Some ideas: for (1) write the lines vector-parametrically equating all the fractions to a real parameter $\,t\,$: $L_1:x=1+2t\,\,,\,\,y=-3+t\,\,,\,\,z=-t\Longrightarrow L_1: (1,-3,0)+t(2,1,-1) $
$L_2: x=-2-2t\,\,,\,\,y=-5+3t\,\,,\,\,z=1-5t\Longrightarrow L_2:\,(-2,-5,1)+t(-2,3,-5)$
Take now any point in $\,L_1\,$ , say $\,(1,-3,0)\,$ and find the point in $\,w\in L_2\,$ for which $\,\overrightarrow{(1,-3,0)w}\perp(2,1,-1)\,$: $w\in L_2\Longrightarrow w=(-2t-2\,,\,3t-5\,,\,-5t+1)\Longrightarrow \overrightarrow{(1,-3,0)w}=(-2t-3\,,\,3t-2\,,\,-5t+1)$ and then we get $(-2t-3\,,\,3t-2\,,\,-5t+1)\perp(2,1-1)\Longrightarrow 0=-4t-6+3t-2+5t-1\Longrightarrow $ $\Longrightarrow 4t=9\Longrightarrow t=\frac{9}{4}$ Now substitute and calculate with the usual formular the distance between the two point. Disclaimer: The above is a lengthy process and there are pre-calcualted formulae. The above is just one way to do it. Another one uses differential calculus, etc.

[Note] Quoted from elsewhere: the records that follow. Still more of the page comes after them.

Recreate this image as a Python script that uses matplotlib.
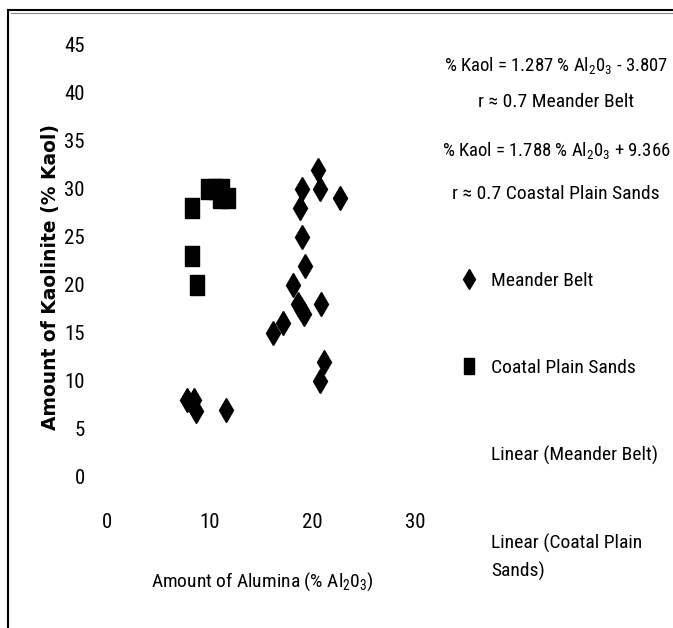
import matplotlib
matplotlib.use("Agg")
import matplotlib.pyplot as plt
from matplotlib.lines import Line2D

plt.rcParams['font.family'] = ['Roboto Condensed', 'DejaVu Sans']
plt.rcParams['mathtext.default'] = 'regular'

# data
meander_x = [20.5, 19.0, 20.7, 22.7, 18.8, 19.0, 19.3, 18.1, 18.6, 18.9, 19.2,
             20.8, 17.1, 16.1, 21.1, 20.7, 7.8, 8.5, 8.7, 11.6]
meander_y = [32, 30, 30, 29, 28, 25, 22, 20, 18, 17.5, 17,
             18, 16, 15, 12, 10, 8, 8, 6.8, 7]
coastal_x = [8.3, 8.3, 8.8, 9.8, 10.5, 11.2, 11.0, 11.8]
coastal_y = [28, 23, 20, 30, 30, 30, 29, 29]

x_ticks = [0, 10, 20, 30]
y_ticks = [0, 5, 10, 15, 20, 25, 30, 35, 40, 45]

eq_meander = ['% Kaol = 1.287 % Al$_2$0$_3$ - 3.807', 'r \u2248 0.7 Meander Belt']
eq_coastal = ['% Kaol = 1.788 % Al$_2$0$_3$ + 9.366', 'r \u2248 0.7 Coastal Plain Sands']

W, H = 673, 628
fig = plt.figure(figsize=(W / 100, H / 100), dpi=100)

# plot area: x=0 at px 107, x=30 at px 415.5; y=0 at px 476.7, y=45 at px 45
ax = fig.add_axes([107 / W, (H - 476.7) / H, 308.5 / W, 431.7 / H])
ax.set_xlim(0, 30)
ax.set_ylim(0, 45)

sq = [(-0.65, -1), (0.65, -1), (0.65, 1), (-0.65, 1), (-0.65, -1)]
ax.plot(meander_x, meander_y, linestyle='none', marker='d', markersize=12.5,
        color='black', label='Meander Belt', clip_on=False)
ax.plot(coastal_x, coastal_y, linestyle='none', marker=sq, markersize=14.5,
        color='black', label='Coatal Plain Sands', clip_on=False)

ax.set_xticks(x_ticks)
ax.set_yticks(y_ticks)
ax.tick_params(length=0, labelsize=15)
ax.tick_params(axis='x', pad=26)
ax.tick_params(axis='y', pad=16)
for s in ax.spines.values():
    s.set_visible(False)

ax.set_xlabel('Amount of Alumina (% Al$_2$0$_3$)', fontsize=14)
ax.xaxis.set_label_coords((262 - 107) / 308.5, -(570 - 476.7) / 431.7)
ax.set_ylabel('Amount of Kaolinite (% Kaol)', fontsize=13.5, fontweight='bold',
              family='DejaVu Sans')
ax.yaxis.set_label_coords(-(107 - 60) / 308.5, (476.7 - 277) / 431.7)

# trendline equations
fig.text(556 / W, 1 - 66 / H, eq_meander[0], ha='center', va='center', fontsize=13.5)
fig.text(556 / W, 1 - 102 / H, eq_meander[1], ha='center', va='center', fontsize=14)
fig.text(556 / W, 1 - 150 / H, eq_coastal[0], ha='center', va='center', fontsize=13.5)
fig.text(556 / W, 1 - 194 / H, eq_coastal[1], ha='center', va='center', fontsize=14)

# legend (trendlines are invisible in the original)
handles, labels = ax.get_legend_handles_labels()
handles += [Line2D([], [], color='white'), Line2D([], [], color='white')]
labels += ['Linear (Meander Belt)', 'Linear (Coatal Plain\nSands)']
leg = fig.legend(handles, labels, loc='upper left',
                 bbox_to_anchor=(450 / W, 1 - 262 / H), frameon=False,
                 fontsize=14, labelspacing=3.55, handlelength=1.0,
                 handletextpad=0.6, borderpad=0, markerscale=0.8)
for t in leg.get_texts():
    t.set_linespacing(1.6)

# chart border: left and top
fig.add_artist(Line2D([8 / W, 8 / W], [0, 1 - 10 / H], color='black', lw=1.5))
fig.add_artist(Line2D([8 / W, 1], [1 - 10 / H, 1 - 10 / H], color='black', lw=1.5))
fig.add_artist(Line2D([11 / W, 1], [1 - 13 / H, 1 - 13 / H], color='#888888', lw=0.8))

fig.savefig('out.png', dpi=100)
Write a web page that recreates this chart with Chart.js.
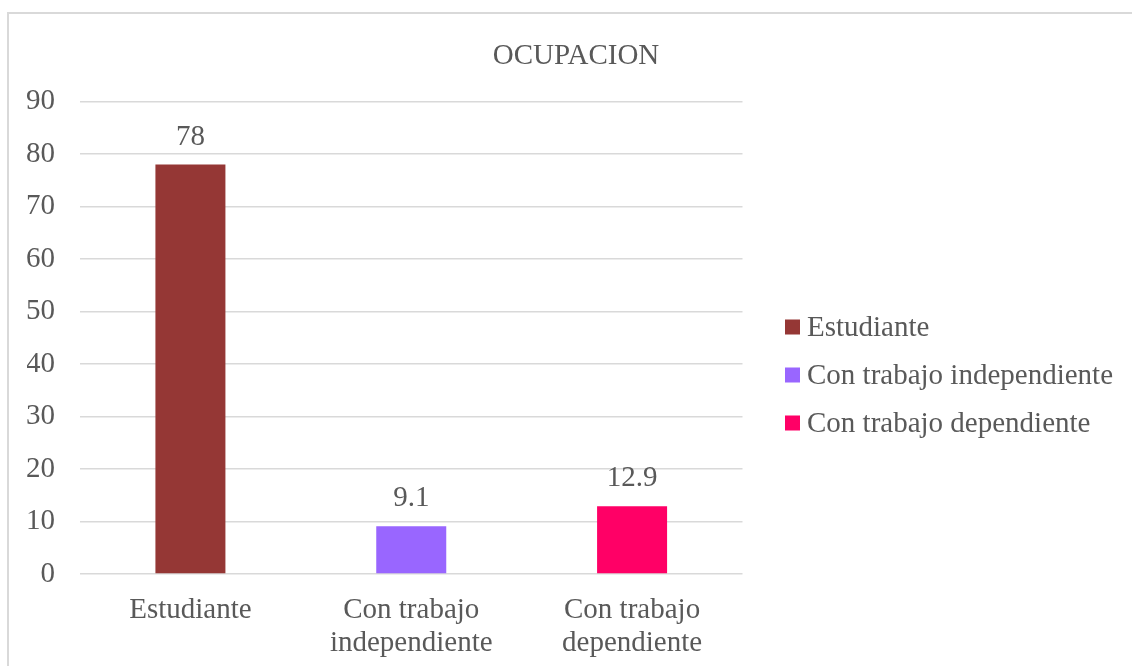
<!DOCTYPE html>
<html>
<head>
<meta charset="utf-8">
<script src="https://cdn.jsdelivr.net/npm/chart.js@4.4.0/dist/chart.umd.min.js"></script>
<style>
  html, body { margin: 0; padding: 0; background: #fff; overflow: hidden; width: 1132px; height: 666px; }
  #frame { position: absolute; left: 7px; top: 12px; width: 1300px; height: 800px; border: 2px solid #d9d9d9; box-sizing: border-box; }
  #wrap { position: absolute; left: 10px; top: 14px; width: 1132px; height: 680px; }
</style>
</head>
<body>
<div id="frame"></div>
<div id="wrap"><canvas id="c" width="1132" height="680"></canvas></div>
<script>
const titleText = "OCUPACION";
const categories = [["Estudiante"], ["Con trabajo", "independiente"], ["Con trabajo", "dependiente"]];
const legendLabels = ["Estudiante", "Con trabajo independiente", "Con trabajo dependiente"];
const values = [78, 9.1, 12.9];
const valueLabels = ["78", "9.1", "12.9"];
const barColors = ["#953735", "#9966ff", "#ff0066"];
const yTicks = [0, 10, 20, 30, 40, 50, 60, 70, 80, 90];

const FONT = "'Liberation Serif', 'Times New Roman', serif";
const TXT = "#595959";
const FS = 29;

const fixTitle = {
  id: 'fixTitle',
  afterLayout(chart) {
    if (chart.titleBlock) {
      chart.titleBlock.left = 0;
      chart.titleBlock.right = chart.width;
      chart.titleBlock.width = chart.width;
    }
  }
};

const valueLabelPlugin = {
  id: 'valueLabels',
  afterDatasetsDraw(chart) {
    const ctx = chart.ctx;
    const meta = chart.getDatasetMeta(0);
    ctx.save();
    ctx.font = FS + "px " + FONT;
    ctx.fillStyle = TXT;
    ctx.textAlign = 'center';
    ctx.textBaseline = 'middle';
    meta.data.forEach((el, i) => {
      ctx.fillText(valueLabels[i], el.x, el.y - 27.5);
    });
    ctx.restore();
  }
};

const legendPlugin = {
  id: 'customLegend',
  afterDraw(chart) {
    const ctx = chart.ctx;
    const area = chart.chartArea;
    const x0 = area.right + 42.5;
    const midY = (area.top + area.bottom) / 2 + 37.25;
    const gap = 48;
    ctx.save();
    ctx.font = FS + "px " + FONT;
    ctx.textBaseline = 'middle';
    ctx.textAlign = 'left';
    legendLabels.forEach((lab, i) => {
      const cy = midY + (i - 1) * gap;
      ctx.fillStyle = barColors[i];
      ctx.fillRect(x0, cy - 7.5, 15, 15);
      ctx.fillStyle = TXT;
      ctx.fillText(lab, x0 + 22, cy + 1);
    });
    ctx.restore();
  }
};

new Chart(document.getElementById('c'), {
  type: 'bar',
  data: {
    labels: categories,
    datasets: [{
      label: titleText,
      data: values,
      backgroundColor: barColors,
      borderWidth: 0,
      categoryPercentage: 1,
      barPercentage: 0.317
    }]
  },
  options: {
    responsive: false,
    animation: false,
    devicePixelRatio: 1,
    layout: { padding: { left: 17, right: 399.5, top: 0, bottom: 34.5 } },
    plugins: {
      legend: { display: false },
      tooltip: { enabled: false },
      title: {
        display: true,
        text: titleText,
        color: TXT,
        font: { family: FONT, size: FS, weight: 'normal', lineHeight: 1.2 },
        padding: { top: 24.6, bottom: 28.1 }
      }
    },
    scales: {
      x: {
        grid: { display: false, drawTicks: false },
        border: { display: false },
        ticks: {
          color: TXT,
          font: { family: FONT, size: FS, lineHeight: 33 / FS },
          padding: 19.5,
          maxRotation: 0,
          autoSkip: false
        },
        afterFit(axis) { axis.paddingLeft = 0; axis.paddingRight = 0; axis.height = 85.5; }
      },
      y: {
        min: 0,
        max: 90,
        afterBuildTicks(axis) { axis.ticks = yTicks.map(v => ({ value: v })); },
        grid: { color: '#d9d9d9', lineWidth: 1.5, drawTicks: false },
        border: { display: false },
        ticks: {
          color: TXT,
          font: { family: FONT, size: FS },
          padding: 25
        },
        afterFit(axis) { axis.paddingTop = 0; axis.paddingBottom = 0; axis.width = 53; }
      }
    }
  },
  plugins: [fixTitle, valueLabelPlugin, legendPlugin]
});
</script>
</body>
</html>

For two: you need a plane with a normal $\,(a,b,c)\,$ perpendicular to both given planes' normals , i.e. s.t. $(i)\,\,(a,b,c)\cdot (3,-2,1)=0\Longrightarrow\,\,I\,\, 3a-2b+c=0$ $(ii)\,\,(a,b,c)\cdot(5,-4,3)=0\Longrightarrow \,\,II\,\,5a-4b+3c=0$
Now solve this system, say $\,2I-II=a-c=0\Longrightarrow a=c\Longrightarrow \,\,I\,\,\,3a-2b+a=0\Longrightarrow b =2a$
So the wanted plane has as normal any vector of the form $\, (a,2a,a)\,\,,\,\,a\neq 0\,$ , and as we want it to pass throught the point $\,(2,-1,5)\,$ we then get $2a-2a+5a+d =0\Longrightarrow d=-5a$so choosing, say $\,a=1\,$ we get the plane $x+2y+z-5=0$